## start

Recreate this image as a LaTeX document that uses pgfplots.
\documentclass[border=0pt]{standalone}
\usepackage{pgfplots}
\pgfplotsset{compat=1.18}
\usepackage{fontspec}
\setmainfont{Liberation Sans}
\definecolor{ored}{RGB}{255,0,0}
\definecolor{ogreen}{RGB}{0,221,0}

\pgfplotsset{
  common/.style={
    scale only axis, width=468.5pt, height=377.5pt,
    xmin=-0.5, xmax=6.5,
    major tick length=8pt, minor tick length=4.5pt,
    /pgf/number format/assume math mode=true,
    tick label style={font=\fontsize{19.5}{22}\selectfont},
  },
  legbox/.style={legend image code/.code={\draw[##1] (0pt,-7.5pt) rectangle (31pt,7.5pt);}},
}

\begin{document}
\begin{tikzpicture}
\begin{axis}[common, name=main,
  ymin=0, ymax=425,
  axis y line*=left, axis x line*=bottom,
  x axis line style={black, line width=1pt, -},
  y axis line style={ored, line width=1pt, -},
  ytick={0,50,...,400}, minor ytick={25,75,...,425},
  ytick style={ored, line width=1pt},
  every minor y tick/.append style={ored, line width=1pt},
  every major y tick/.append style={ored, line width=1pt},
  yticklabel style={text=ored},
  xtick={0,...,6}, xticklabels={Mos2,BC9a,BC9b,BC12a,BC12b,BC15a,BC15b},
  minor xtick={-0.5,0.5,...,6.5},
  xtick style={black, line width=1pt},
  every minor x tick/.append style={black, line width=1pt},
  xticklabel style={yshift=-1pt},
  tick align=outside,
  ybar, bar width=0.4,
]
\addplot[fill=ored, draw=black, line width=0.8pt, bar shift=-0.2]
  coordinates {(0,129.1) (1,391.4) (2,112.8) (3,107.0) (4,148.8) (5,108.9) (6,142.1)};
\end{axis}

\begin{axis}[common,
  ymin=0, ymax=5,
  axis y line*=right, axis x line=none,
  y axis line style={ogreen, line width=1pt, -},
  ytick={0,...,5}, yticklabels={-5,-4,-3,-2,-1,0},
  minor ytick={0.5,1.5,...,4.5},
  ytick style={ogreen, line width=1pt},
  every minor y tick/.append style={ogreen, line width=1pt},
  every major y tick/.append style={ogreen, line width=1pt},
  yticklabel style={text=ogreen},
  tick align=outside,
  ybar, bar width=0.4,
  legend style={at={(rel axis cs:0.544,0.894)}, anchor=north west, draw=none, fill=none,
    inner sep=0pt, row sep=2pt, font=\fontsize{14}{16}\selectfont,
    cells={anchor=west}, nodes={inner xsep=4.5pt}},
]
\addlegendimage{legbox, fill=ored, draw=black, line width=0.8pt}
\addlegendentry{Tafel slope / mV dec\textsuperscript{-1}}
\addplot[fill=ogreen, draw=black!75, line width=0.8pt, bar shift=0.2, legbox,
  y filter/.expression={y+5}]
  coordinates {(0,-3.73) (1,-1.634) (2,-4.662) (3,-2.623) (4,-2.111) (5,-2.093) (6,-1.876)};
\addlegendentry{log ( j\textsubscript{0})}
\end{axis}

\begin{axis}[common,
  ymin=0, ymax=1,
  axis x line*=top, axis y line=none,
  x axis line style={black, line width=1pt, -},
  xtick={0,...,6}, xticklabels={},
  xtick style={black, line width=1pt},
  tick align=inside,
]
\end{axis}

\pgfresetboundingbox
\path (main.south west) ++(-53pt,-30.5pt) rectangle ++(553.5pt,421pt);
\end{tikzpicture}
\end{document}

## end
## start

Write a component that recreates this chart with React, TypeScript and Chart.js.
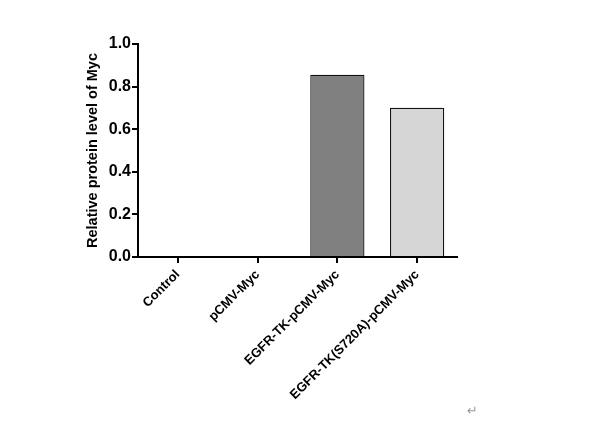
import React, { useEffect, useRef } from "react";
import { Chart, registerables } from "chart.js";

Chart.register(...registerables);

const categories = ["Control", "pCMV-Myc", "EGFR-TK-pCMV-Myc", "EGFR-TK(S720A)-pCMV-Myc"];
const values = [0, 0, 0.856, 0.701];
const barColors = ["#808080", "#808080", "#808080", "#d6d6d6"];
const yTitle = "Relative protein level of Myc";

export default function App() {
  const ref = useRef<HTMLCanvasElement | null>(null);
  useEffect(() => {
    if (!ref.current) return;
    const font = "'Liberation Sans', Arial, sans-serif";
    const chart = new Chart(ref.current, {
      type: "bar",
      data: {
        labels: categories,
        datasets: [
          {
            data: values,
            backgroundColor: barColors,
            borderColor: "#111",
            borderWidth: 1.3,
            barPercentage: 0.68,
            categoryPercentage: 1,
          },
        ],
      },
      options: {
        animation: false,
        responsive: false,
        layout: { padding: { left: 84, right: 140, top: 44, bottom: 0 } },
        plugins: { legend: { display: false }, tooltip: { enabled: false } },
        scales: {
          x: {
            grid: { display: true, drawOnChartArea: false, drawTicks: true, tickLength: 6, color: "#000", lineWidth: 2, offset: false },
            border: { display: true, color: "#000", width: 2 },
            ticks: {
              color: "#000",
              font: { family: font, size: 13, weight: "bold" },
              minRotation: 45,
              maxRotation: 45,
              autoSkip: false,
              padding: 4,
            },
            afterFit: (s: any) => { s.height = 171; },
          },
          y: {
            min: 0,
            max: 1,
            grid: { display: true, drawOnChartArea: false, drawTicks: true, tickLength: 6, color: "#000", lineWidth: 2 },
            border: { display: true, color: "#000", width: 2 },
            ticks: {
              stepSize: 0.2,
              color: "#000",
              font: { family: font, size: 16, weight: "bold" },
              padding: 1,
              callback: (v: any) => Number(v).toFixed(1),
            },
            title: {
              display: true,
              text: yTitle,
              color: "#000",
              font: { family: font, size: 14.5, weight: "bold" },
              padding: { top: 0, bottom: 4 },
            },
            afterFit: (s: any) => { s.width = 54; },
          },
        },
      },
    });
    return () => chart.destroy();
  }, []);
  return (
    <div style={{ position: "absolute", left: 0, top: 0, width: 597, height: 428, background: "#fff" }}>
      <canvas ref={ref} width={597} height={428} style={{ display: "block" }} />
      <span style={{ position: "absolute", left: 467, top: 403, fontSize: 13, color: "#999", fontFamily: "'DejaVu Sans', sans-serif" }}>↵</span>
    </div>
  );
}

## end

* EXERCISE BRIEF
Exactly the lines from the one with "Write a component" through the one with "Chart.register(...registerables);" are to be reproduced, and no pictures with them.

* EXERCISE RESPONSE
Write a component that recreates this chart with React, TypeScript and Chart.js.
import React, { useEffect, useRef } from "react";
import { Chart, registerables } from "chart.js";

Chart.register(...registerables);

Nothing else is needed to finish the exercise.